PROBLEM | Return the number of lines in which the word "that" appears; add nothing else.

EXERCISE INPUTS |
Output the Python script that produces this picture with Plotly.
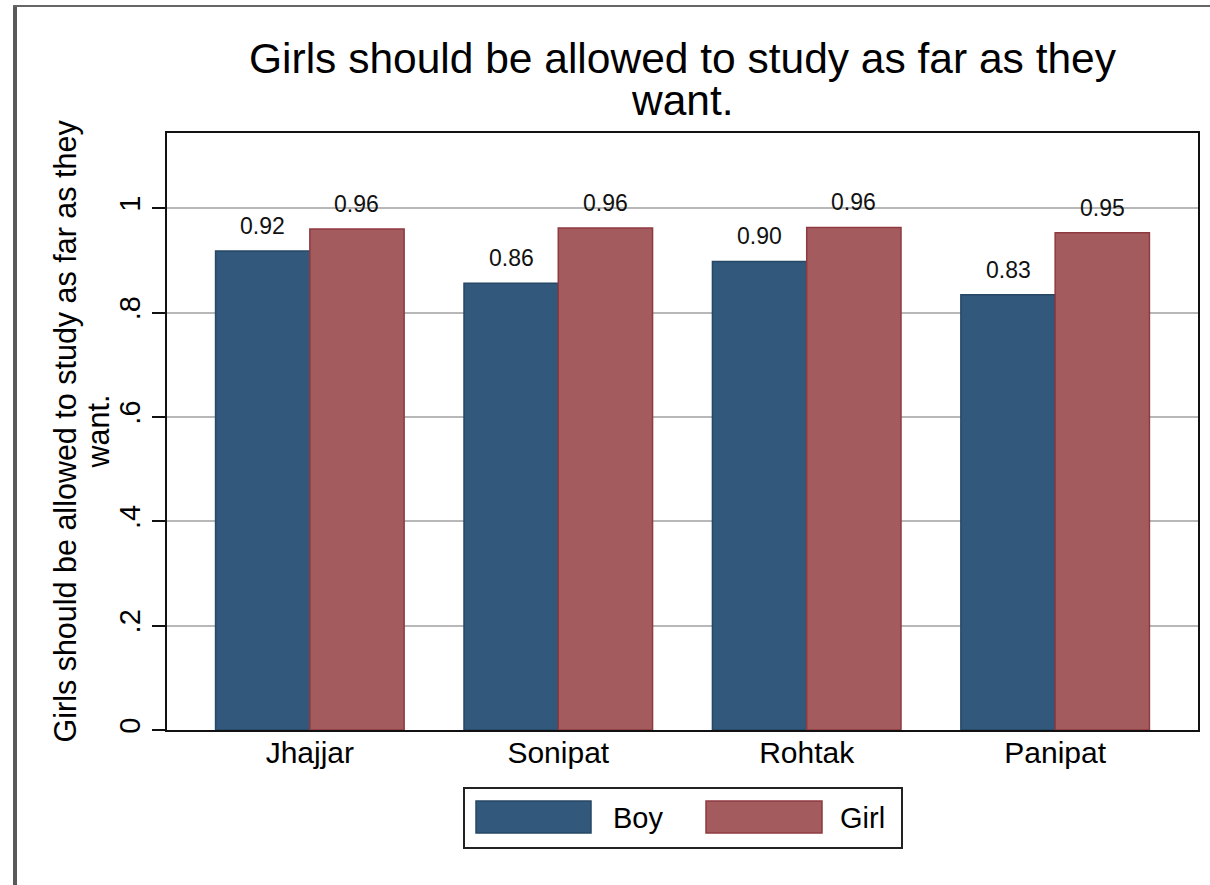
import plotly.graph_objects as go

categories = ["Jhajjar", "Sonipat", "Rohtak", "Panipat"]
boy_values = [0.918, 0.856, 0.898, 0.834]
girl_values = [0.960, 0.962, 0.963, 0.953]
series_names = ["Boy", "Girl"]
ytick_vals = [0, 0.2, 0.4, 0.6, 0.8, 1.0]
ytick_text = ["0", ".2", ".4", ".6", ".8", "1"]
title_lines = ["Girls should be allowed to study as far as they", "want."]

BOY_FILL = "#32587b"
BOY_EDGE = "#274766"
GIRL_FILL = "#a45b5e"
GIRL_EDGE = "#8e3a40"
FONT = "Liberation Sans, Arial, sans-serif"

W, H = 1210, 885
ML, MR, MT, MB = 167, 12, 133, 155
PW = W - ML - MR
PH = H - MT - MB


def px_x(px):
    return (px - ML) / PW


def px_y(py):
    return (H - MB - py) / PH


fig = go.Figure()
fig.add_trace(go.Bar(x=categories, y=boy_values, name=series_names[0],
                     marker=dict(color=BOY_FILL, line=dict(color=BOY_EDGE, width=1.5)),
                     showlegend=False, hoverinfo="skip"))
fig.add_trace(go.Bar(x=categories, y=girl_values, name=series_names[1],
                     marker=dict(color=GIRL_FILL, line=dict(color=GIRL_EDGE, width=1.5)),
                     showlegend=False, hoverinfo="skip"))

bargap = 0.241
half = (1 - bargap) / 4
annotations = []
for i, (b, g) in enumerate(zip(boy_values, girl_values)):
    for off, v in ((-half, b), (half, g)):
        annotations.append(dict(x=i + off, y=v, xref="x", yref="y", text=f"{v:.2f}",
                                showarrow=False, yanchor="bottom", yshift=10,
                                font=dict(family=FONT, size=23, color="#111")))

# title (two lines with tight spacing)
annotations.append(dict(x=0.5, y=px_y(58), xref="paper", yref="paper", text=title_lines[0],
                        showarrow=False, yanchor="middle", xanchor="center",
                        font=dict(family=FONT, size=42.5, color="#000")))
annotations.append(dict(x=0.5, y=px_y(100), xref="paper", yref="paper", text=title_lines[1],
                        showarrow=False, yanchor="middle", xanchor="center",
                        font=dict(family=FONT, size=42.5, color="#000")))
# y axis title (two lines)
annotations.append(dict(x=px_x(65), y=0.5, xref="paper", yref="paper", text=title_lines[0],
                        showarrow=False, textangle=-90, xanchor="center", yanchor="middle",
                        font=dict(family=FONT, size=30.5, color="#000")))
annotations.append(dict(x=px_x(97), y=0.5, xref="paper", yref="paper", text=title_lines[1],
                        showarrow=False, textangle=-90, xanchor="center", yanchor="middle",
                        font=dict(family=FONT, size=30.5, color="#000")))

# custom legend
shapes = [
    dict(type="rect", xref="paper", yref="paper", x0=px_x(464), x1=px_x(902),
         y0=px_y(848), y1=px_y(788), line=dict(color="#222", width=2), fillcolor="white"),
    dict(type="rect", xref="paper", yref="paper", x0=px_x(476), x1=px_x(591),
         y0=px_y(833), y1=px_y(801), line=dict(color=BOY_EDGE, width=1.5), fillcolor=BOY_FILL),
    dict(type="rect", xref="paper", yref="paper", x0=px_x(706), x1=px_x(822),
         y0=px_y(833), y1=px_y(801), line=dict(color=GIRL_EDGE, width=1.5), fillcolor=GIRL_FILL),
    # outer page borders
    dict(type="line", xref="paper", yref="paper", x0=px_x(15), x1=px_x(15),
         y0=px_y(5), y1=px_y(885), line=dict(color="#5a5a5a", width=4)),
    dict(type="line", xref="paper", yref="paper", x0=px_x(13), x1=px_x(1210),
         y0=px_y(6), y1=px_y(6), line=dict(color="#666", width=2)),
]
annotations.append(dict(x=px_x(611), y=px_y(818), xref="paper", yref="paper", text=series_names[0],
                        showarrow=False, xanchor="left", yanchor="middle",
                        font=dict(family=FONT, size=29, color="#000")))
annotations.append(dict(x=px_x(838), y=px_y(818), xref="paper", yref="paper", text=series_names[1],
                        showarrow=False, xanchor="left", yanchor="middle",
                        font=dict(family=FONT, size=29, color="#000")))

fig.update_layout(
    width=W, height=H,
    margin=dict(l=ML, r=MR, t=MT, b=MB, autoexpand=False),
    paper_bgcolor="white", plot_bgcolor="white",
    barmode="group", bargap=bargap, bargroupgap=0,
    annotations=annotations, shapes=shapes,
    font=dict(family=FONT, color="#000"),
)
fig.update_xaxes(range=[-0.575, 3.575], showgrid=False, ticks="",
                 showline=True, linecolor="#111", linewidth=2, mirror=True,
                 ticklabelstandoff=-5,
                 tickfont=dict(family=FONT, size=30, color="#000"))
fig.update_yaxes(range=[0, 1.144], tickvals=ytick_vals, ticktext=ytick_text,
                 tickangle=-90, ticks="outside", ticklen=13, tickwidth=2, tickcolor="#111",
                 showgrid=True, gridcolor="#b8b8b8", gridwidth=2,
                 showline=True, linecolor="#111", linewidth=2, mirror=True,
                 zeroline=False, ticklabelstandoff=0,
                 tickfont=dict(family=FONT, size=29, color="#000"))

fig.write_html("out.html", config={"displayModeBar": False},
               post_script="document.body.style.margin='0';document.body.style.overflow='hidden';")
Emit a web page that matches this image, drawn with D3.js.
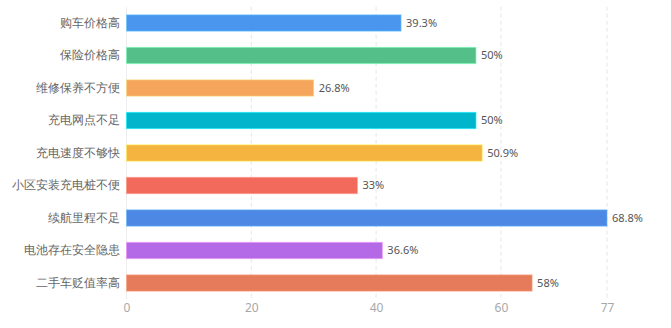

SOLUTION FOR THIS PROBLEM | 2